As referências externas são muitas e bem-vindas, mas o que talvez torne as músicas desse registro mais especiais é que para além do “hardcore kaos” ou do “hardcore livre” praticado e autonomeado pelas próprias bandas, há algo de tipicamente brasiliense no som que escutamos aqui. Algo difícil de definir com palavras, talvez a melhor dela seja “peão”, no melhor dos sentidos que essa expressão jamais possa ter. O importante é o seguinte: quando nos aproximamos realmente do local é quando podemos ter acesso ao que há de mais universal.
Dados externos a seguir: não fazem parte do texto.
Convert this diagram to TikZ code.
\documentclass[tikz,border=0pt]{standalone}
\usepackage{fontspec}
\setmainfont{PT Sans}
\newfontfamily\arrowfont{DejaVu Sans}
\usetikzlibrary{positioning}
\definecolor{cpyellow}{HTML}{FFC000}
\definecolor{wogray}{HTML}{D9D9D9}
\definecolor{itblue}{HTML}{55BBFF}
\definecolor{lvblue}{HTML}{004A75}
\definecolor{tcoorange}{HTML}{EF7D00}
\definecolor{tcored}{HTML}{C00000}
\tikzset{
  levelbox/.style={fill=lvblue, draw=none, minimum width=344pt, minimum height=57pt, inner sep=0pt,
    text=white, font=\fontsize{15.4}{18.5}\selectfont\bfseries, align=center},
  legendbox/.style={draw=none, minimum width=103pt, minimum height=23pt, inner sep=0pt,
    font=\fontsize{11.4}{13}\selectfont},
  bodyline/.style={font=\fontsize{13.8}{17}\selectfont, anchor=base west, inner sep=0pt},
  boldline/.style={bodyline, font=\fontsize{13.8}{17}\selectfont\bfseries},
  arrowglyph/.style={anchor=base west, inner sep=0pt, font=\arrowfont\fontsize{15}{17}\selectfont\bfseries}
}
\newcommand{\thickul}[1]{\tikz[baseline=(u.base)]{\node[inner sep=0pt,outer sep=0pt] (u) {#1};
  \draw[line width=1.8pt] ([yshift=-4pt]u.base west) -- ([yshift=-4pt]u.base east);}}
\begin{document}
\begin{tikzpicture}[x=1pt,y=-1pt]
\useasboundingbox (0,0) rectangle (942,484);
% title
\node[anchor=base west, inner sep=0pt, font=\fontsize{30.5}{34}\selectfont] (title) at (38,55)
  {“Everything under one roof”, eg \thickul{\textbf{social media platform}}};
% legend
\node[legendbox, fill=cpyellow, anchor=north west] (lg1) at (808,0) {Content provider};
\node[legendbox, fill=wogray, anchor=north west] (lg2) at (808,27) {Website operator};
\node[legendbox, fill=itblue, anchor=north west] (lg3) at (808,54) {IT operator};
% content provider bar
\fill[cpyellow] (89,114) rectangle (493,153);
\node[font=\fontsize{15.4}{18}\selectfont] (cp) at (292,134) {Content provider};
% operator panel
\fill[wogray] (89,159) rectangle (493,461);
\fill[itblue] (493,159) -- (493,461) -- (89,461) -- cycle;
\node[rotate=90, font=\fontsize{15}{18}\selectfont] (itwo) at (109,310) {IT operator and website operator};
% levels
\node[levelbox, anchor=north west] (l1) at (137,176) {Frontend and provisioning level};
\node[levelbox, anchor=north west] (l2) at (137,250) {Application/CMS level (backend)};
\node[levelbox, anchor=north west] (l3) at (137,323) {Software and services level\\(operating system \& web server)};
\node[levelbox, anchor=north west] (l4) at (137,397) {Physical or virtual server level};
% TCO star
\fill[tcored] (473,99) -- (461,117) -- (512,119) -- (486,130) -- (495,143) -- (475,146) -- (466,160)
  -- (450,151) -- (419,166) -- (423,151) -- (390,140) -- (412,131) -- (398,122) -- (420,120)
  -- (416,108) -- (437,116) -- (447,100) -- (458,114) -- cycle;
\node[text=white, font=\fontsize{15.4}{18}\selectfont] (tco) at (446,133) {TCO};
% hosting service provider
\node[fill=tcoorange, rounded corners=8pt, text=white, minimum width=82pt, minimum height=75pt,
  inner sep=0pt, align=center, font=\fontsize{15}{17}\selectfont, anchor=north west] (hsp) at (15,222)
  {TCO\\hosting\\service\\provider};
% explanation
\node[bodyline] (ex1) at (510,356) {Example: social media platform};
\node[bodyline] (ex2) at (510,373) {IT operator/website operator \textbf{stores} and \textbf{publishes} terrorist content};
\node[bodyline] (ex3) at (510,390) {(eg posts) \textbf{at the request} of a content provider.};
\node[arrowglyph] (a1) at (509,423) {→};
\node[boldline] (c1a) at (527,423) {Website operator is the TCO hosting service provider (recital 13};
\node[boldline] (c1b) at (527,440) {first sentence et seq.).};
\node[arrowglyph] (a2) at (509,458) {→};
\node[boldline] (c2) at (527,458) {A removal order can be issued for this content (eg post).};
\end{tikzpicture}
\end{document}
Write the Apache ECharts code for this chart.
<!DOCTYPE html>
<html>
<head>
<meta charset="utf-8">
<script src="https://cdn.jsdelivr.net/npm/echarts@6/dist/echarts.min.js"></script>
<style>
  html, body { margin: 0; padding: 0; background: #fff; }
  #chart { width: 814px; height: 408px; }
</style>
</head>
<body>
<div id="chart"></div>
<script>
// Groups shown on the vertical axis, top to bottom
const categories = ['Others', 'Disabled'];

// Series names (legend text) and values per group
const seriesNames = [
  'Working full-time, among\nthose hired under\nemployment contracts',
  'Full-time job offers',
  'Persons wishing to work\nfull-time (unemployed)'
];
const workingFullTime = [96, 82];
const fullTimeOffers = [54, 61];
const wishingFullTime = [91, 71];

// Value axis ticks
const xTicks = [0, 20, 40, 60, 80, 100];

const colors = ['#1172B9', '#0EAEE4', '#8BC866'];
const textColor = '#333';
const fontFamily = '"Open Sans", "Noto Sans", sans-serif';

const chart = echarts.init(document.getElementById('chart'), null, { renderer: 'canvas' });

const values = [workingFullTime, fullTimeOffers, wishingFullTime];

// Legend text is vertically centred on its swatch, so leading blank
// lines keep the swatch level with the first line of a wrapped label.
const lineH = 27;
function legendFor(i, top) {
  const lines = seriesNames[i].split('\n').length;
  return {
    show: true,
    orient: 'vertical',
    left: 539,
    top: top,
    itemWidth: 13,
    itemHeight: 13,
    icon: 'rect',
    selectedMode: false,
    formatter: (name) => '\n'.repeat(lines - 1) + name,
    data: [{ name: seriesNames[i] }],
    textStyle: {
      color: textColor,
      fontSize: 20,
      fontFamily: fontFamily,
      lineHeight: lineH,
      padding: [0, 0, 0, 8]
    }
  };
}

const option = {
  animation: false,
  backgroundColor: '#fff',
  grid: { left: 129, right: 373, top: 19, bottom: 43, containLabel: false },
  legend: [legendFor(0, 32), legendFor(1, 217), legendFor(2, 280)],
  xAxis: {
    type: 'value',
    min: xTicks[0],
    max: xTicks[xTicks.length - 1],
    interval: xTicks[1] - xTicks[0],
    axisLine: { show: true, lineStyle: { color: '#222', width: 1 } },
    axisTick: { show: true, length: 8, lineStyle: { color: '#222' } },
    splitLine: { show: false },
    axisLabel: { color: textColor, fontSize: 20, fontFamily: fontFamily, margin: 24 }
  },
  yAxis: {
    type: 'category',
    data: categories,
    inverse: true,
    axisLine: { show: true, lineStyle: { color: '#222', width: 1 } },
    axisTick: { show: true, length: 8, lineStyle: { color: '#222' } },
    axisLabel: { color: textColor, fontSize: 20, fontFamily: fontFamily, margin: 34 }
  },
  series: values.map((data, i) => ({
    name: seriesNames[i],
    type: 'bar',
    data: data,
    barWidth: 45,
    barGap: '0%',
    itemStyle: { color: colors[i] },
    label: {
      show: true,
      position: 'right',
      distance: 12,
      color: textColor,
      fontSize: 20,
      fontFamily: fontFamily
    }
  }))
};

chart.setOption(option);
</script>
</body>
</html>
E como o melhor do underground é quando se mistura a produção com a própria vida, a escolha do Conic para ser o espaço de registro desse material não poderia ser mais acertada. A história de vários membros das bandas está imbricada com o Setor de Diversões Sul, simplesmente porque são trajetórias que são inseparáveis da própria produção underground do Distrito Federal.
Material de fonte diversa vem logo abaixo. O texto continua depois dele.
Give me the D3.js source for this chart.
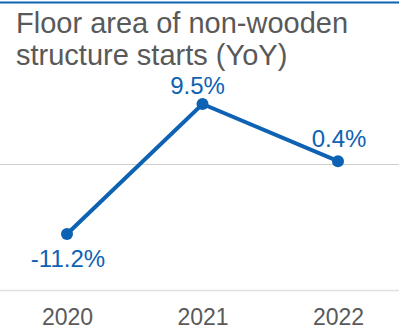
<!DOCTYPE html>
<html>
<head>
<meta charset="utf-8">
<script src="https://cdn.jsdelivr.net/npm/d3@7"></script>
<style>
  html, body { margin: 0; padding: 0; background: #fff; }
  svg { display: block; font-family: "Liberation Sans", Arial, sans-serif; }
</style>
</head>
<body>
<svg width="399" height="327"></svg>
<script>
var years = ['2020', '2021', '2022']
var values = [-11.2, 9.5, 0.4]
var labels = ['-11.2%', '9.5%', '0.4%']
var titleLines = ['Floor area of non-wooden', 'structure starts (YoY)']

var svg = d3.select('svg')
var blue = '#0d62b3'

// top rule
svg.append('line')
  .attr('x1', 0).attr('x2', 399)
  .attr('y1', 2.5).attr('y2', 2.5)
  .attr('stroke', blue).attr('stroke-width', 2)

// scales
var x = d3.scalePoint().domain(years).range([67, 338])
var y = d3.scaleLinear().domain([-11.2, 9.5]).range([234, 104])

// grid lines
svg.append('line')
  .attr('x1', 0).attr('x2', 399)
  .attr('y1', Math.round(y(0)) + 0.5).attr('y2', Math.round(y(0)) + 0.5)
  .attr('stroke', '#d0d0d0').attr('stroke-width', 1)
svg.append('line')
  .attr('x1', 0).attr('x2', 399)
  .attr('y1', 290.5).attr('y2', 290.5)
  .attr('stroke', '#e0e0e0').attr('stroke-width', 1.5)

// title
svg.append('text')
  .attr('fill', '#595959')
  .attr('font-size', 29)
  .selectAll('tspan')
  .data(titleLines)
  .join('tspan')
  .attr('x', 16)
  .attr('y', function(d, i) { return 33 + i * 32 })
  .text(function(d) { return d })

// line
var line = d3.line()
  .x(function(d, i) { return x(years[i]) })
  .y(function(d) { return y(d) })
svg.append('path')
  .datum(values)
  .attr('d', line)
  .attr('fill', 'none')
  .attr('stroke', blue)
  .attr('stroke-width', 4)

svg.selectAll('circle.pt')
  .data(values)
  .join('circle')
  .attr('class', 'pt')
  .attr('cx', function(d, i) { return x(years[i]) })
  .attr('cy', function(d) { return y(d) })
  .attr('r', 6)
  .attr('fill', blue)

// data labels
var labelDx = [1, -5, 1]
var labelDy = [33, -10, -14]
svg.selectAll('text.lbl')
  .data(values)
  .join('text')
  .attr('class', 'lbl')
  .attr('x', function(d, i) { return x(years[i]) + labelDx[i] })
  .attr('y', function(d, i) { return y(d) + labelDy[i] })
  .attr('text-anchor', 'middle')
  .attr('font-size', 24)
  .attr('fill', blue)
  .text(function(d, i) { return labels[i] })

// x axis
var xAxis = svg.append('g')
  .attr('transform', 'translate(0,304)')
  .call(d3.axisBottom(x).tickSize(0).tickPadding(0))
xAxis.select('.domain').remove()
xAxis.selectAll('text')
  .attr('font-size', 23)
  .attr('font-family', '"Liberation Sans", Arial, sans-serif')
  .attr('fill', '#595959')
  .attr('dy', '0.9em')
</script>
</body>
</html>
Fellipe CDC trabalhou na extinta Head Collection. Frango começou a mexer com som experimentando no antigo estúdio Caustico Lunar (lugar de registro de vários clássicos esquecidos da nossa cidade). Barbosa foi balconista da RVC Discos e por muitos anos foi o cabeça – e mente maligna – do Caga Sangue Thrash, que transformou o underground brasiliense na década passada. Hudson também ajudou a vender discos na Berlin por um tempo. Adriana Maria frequentava o encontro do punks no começo da década de 90 na praça central do Conic. E todos eles passaram muitas vezes por ali e continuarão a passar.

A cidade está viva, nós estamos vivos. E o underground é o puro fluxo e troca dessa duas instâncias. Vida longa ao Terror, ao Galinha e ao Conic. Vida longa ao underground.

Pedro Poney frequenta o Conic desde que começou a gostar de rock, onde comprou sua primeira camisa de rock, uma com a capa do Kill’em All.